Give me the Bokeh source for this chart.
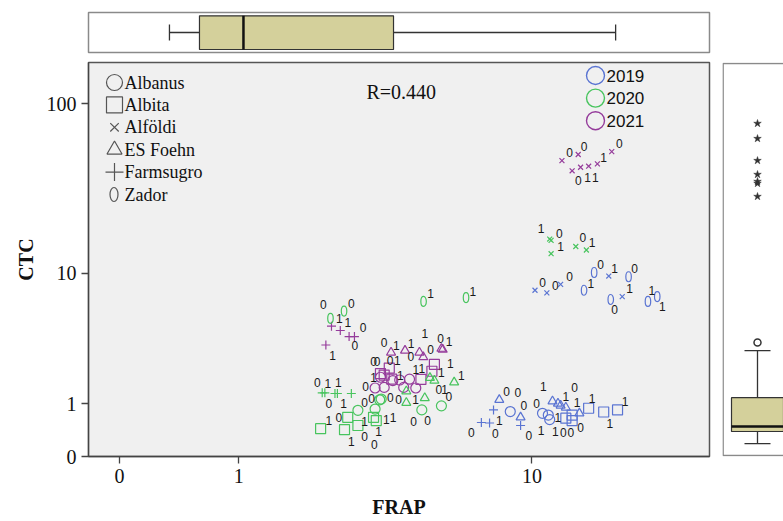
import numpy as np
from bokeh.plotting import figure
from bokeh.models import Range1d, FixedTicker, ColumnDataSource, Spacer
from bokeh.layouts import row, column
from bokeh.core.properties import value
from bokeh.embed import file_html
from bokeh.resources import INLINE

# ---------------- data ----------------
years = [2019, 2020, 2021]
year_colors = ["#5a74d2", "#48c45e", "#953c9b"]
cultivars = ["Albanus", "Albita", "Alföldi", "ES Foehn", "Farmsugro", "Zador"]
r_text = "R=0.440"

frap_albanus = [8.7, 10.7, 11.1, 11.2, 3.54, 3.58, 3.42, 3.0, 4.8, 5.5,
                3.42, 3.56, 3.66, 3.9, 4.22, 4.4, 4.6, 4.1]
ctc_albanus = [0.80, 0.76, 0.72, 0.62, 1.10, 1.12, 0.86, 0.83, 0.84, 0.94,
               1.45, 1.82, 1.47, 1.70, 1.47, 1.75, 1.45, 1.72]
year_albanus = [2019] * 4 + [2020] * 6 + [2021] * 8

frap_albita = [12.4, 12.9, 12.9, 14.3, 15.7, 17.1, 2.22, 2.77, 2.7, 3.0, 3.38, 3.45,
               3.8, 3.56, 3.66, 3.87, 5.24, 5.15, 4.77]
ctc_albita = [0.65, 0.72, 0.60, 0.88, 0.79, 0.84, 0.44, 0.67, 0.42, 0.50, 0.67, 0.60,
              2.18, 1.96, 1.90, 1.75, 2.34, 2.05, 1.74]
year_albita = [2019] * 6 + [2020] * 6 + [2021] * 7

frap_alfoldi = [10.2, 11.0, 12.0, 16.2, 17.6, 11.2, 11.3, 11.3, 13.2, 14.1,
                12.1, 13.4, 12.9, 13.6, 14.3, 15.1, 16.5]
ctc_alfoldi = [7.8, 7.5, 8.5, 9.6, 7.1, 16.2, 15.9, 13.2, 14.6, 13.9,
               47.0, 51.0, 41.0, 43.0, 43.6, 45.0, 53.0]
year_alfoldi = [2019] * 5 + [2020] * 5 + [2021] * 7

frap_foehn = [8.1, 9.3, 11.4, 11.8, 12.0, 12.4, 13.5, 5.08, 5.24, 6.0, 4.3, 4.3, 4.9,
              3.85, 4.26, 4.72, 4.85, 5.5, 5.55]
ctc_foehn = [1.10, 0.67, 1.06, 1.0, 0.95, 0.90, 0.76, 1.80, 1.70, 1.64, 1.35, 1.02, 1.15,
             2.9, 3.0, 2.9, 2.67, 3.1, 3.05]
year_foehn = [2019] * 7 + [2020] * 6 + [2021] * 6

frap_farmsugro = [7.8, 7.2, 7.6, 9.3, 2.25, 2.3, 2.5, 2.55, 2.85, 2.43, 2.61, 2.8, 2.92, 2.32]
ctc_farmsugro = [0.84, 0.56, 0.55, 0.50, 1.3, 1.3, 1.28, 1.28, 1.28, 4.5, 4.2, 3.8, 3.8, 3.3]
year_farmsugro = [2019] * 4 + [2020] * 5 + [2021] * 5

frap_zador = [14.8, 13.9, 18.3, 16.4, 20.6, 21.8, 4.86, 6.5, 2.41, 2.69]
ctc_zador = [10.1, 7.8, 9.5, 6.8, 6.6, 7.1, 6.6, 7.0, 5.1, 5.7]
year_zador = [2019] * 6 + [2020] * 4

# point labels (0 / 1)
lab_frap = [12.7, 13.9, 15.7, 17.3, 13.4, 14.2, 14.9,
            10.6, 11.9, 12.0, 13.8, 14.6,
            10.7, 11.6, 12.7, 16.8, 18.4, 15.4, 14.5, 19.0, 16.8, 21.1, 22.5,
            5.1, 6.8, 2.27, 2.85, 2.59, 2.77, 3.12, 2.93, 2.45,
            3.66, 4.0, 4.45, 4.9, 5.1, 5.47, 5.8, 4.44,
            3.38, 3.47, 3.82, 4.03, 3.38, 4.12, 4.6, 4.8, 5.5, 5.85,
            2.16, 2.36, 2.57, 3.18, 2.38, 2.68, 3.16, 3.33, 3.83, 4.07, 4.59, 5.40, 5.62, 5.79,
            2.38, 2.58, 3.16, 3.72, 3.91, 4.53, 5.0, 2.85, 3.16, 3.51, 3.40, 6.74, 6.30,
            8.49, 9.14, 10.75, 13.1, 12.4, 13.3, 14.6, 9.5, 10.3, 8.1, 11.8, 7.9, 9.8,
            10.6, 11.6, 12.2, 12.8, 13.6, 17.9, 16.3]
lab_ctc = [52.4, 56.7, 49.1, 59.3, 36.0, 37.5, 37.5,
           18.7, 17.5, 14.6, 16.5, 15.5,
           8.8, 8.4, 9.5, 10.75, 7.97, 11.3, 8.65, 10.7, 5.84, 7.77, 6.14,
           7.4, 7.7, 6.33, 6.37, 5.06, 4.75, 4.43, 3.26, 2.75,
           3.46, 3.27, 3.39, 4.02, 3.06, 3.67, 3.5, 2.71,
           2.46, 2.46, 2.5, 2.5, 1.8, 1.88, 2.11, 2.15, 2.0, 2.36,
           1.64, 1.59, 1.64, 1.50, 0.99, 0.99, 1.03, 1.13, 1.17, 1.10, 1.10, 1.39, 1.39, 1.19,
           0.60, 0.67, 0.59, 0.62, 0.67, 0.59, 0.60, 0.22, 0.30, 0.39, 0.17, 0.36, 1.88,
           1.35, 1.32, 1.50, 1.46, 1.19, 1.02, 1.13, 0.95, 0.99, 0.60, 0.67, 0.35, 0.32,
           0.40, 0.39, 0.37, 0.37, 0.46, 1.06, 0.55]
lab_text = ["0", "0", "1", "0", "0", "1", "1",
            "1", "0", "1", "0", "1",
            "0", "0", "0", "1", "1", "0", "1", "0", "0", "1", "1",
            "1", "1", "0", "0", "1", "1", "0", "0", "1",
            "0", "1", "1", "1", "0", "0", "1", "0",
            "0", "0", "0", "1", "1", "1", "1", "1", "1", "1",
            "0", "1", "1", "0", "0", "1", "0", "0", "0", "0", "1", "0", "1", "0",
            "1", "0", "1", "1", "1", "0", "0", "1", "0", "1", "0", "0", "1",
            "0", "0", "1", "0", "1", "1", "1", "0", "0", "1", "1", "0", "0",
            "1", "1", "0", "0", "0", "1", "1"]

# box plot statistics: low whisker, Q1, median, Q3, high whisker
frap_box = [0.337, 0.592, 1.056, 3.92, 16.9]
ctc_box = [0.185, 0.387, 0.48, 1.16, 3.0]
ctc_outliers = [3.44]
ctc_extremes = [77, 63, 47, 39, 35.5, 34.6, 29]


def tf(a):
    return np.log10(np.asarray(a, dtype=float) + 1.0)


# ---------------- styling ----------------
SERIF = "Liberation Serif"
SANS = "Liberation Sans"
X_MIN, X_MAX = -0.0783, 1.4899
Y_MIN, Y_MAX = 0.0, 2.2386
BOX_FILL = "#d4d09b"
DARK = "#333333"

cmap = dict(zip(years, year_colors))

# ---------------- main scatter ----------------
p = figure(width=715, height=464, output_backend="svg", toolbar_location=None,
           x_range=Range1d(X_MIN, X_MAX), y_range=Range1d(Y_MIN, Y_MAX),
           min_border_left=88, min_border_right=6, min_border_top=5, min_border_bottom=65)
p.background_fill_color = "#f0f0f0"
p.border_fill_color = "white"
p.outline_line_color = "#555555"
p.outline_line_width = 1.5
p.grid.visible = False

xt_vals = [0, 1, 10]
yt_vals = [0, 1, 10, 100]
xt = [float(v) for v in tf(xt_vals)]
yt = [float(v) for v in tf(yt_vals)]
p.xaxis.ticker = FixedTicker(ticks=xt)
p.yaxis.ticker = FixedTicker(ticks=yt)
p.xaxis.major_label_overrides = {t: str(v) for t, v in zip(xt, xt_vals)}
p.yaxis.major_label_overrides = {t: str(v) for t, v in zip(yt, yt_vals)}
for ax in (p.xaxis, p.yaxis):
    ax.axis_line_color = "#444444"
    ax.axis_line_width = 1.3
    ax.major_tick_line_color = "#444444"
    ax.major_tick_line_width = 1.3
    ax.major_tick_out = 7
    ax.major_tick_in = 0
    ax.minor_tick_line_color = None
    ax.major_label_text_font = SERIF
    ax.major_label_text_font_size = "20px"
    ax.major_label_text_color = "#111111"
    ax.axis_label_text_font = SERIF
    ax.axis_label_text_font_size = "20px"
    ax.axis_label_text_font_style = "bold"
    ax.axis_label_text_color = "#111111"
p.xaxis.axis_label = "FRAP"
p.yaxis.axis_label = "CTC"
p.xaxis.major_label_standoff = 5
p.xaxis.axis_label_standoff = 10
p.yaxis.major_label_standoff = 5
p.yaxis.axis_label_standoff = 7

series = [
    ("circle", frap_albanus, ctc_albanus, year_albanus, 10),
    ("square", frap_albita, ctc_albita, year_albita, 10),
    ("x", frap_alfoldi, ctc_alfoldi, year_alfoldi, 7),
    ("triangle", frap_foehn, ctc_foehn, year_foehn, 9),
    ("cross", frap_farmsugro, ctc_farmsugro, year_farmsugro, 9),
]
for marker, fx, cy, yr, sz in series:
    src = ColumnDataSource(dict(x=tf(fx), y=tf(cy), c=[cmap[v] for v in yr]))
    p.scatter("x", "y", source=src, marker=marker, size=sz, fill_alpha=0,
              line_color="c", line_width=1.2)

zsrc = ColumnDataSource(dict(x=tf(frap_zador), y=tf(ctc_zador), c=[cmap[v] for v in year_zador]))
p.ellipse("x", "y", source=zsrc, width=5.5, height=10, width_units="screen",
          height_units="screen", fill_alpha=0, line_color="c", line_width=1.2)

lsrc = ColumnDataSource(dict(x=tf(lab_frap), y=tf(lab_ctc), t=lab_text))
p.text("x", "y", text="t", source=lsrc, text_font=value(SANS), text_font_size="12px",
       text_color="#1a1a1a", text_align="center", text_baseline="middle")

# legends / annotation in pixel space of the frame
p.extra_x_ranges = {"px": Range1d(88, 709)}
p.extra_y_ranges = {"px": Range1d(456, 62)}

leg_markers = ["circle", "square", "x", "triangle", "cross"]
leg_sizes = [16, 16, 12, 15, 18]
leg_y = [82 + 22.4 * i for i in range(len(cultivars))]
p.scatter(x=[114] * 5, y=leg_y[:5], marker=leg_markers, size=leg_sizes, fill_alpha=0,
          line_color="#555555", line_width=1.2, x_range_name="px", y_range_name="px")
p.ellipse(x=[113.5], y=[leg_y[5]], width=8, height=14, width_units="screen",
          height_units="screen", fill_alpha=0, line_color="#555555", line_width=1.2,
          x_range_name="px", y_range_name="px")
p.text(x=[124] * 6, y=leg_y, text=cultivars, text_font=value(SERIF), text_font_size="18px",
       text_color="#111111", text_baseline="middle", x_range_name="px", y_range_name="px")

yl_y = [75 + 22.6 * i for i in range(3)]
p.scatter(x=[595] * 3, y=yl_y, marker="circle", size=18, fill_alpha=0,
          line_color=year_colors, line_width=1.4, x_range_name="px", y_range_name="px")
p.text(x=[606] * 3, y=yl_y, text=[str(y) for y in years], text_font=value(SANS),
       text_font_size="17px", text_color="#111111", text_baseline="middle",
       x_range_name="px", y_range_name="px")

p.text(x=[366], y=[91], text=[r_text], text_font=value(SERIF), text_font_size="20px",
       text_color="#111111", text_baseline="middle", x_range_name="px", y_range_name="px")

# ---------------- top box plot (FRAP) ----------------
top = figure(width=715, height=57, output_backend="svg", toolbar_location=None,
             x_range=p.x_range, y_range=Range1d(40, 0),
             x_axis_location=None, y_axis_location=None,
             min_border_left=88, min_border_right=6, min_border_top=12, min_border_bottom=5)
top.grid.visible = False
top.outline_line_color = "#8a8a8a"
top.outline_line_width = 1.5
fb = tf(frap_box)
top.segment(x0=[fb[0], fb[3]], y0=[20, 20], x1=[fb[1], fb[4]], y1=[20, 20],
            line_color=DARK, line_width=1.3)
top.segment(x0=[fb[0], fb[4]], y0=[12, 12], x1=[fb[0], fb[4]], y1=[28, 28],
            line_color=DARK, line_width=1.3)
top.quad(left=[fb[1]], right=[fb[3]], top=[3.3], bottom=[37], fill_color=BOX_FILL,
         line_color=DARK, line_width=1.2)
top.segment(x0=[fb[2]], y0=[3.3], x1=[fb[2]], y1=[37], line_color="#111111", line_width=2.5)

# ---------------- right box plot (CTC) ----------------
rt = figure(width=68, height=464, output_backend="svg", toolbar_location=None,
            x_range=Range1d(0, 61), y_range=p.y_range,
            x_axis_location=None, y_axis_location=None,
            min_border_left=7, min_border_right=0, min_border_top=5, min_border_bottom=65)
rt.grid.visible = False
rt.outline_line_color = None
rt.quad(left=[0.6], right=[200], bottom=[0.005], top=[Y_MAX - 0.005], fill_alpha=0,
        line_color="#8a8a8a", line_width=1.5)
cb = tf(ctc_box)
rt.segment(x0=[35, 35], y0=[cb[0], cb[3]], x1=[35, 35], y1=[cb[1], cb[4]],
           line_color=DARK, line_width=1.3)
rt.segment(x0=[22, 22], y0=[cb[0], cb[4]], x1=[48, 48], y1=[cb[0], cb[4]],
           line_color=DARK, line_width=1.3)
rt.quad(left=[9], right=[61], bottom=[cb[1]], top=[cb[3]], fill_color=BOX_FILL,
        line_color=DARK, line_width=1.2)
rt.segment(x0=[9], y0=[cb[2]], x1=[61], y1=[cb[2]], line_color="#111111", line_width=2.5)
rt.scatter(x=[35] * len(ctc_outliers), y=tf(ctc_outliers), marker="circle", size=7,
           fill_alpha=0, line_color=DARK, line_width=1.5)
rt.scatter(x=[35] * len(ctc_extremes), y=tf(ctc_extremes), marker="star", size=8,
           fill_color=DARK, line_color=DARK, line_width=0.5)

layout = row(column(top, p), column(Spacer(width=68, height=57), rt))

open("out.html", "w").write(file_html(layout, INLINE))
^^^^^^^^^^^^^^^^
**Task to complete**
Leave out any pictures and return exactly the lines from the beginning of the data through the line with "from bokeh.resources import INLINE", inclusive.

**Solution to the problem**
Give me the Bokeh source for this chart.
import numpy as np
from bokeh.plotting import figure
from bokeh.models import Range1d, FixedTicker, ColumnDataSource, Spacer
from bokeh.layouts import row, column
from bokeh.core.properties import value
from bokeh.embed import file_html
from bokeh.resources import INLINE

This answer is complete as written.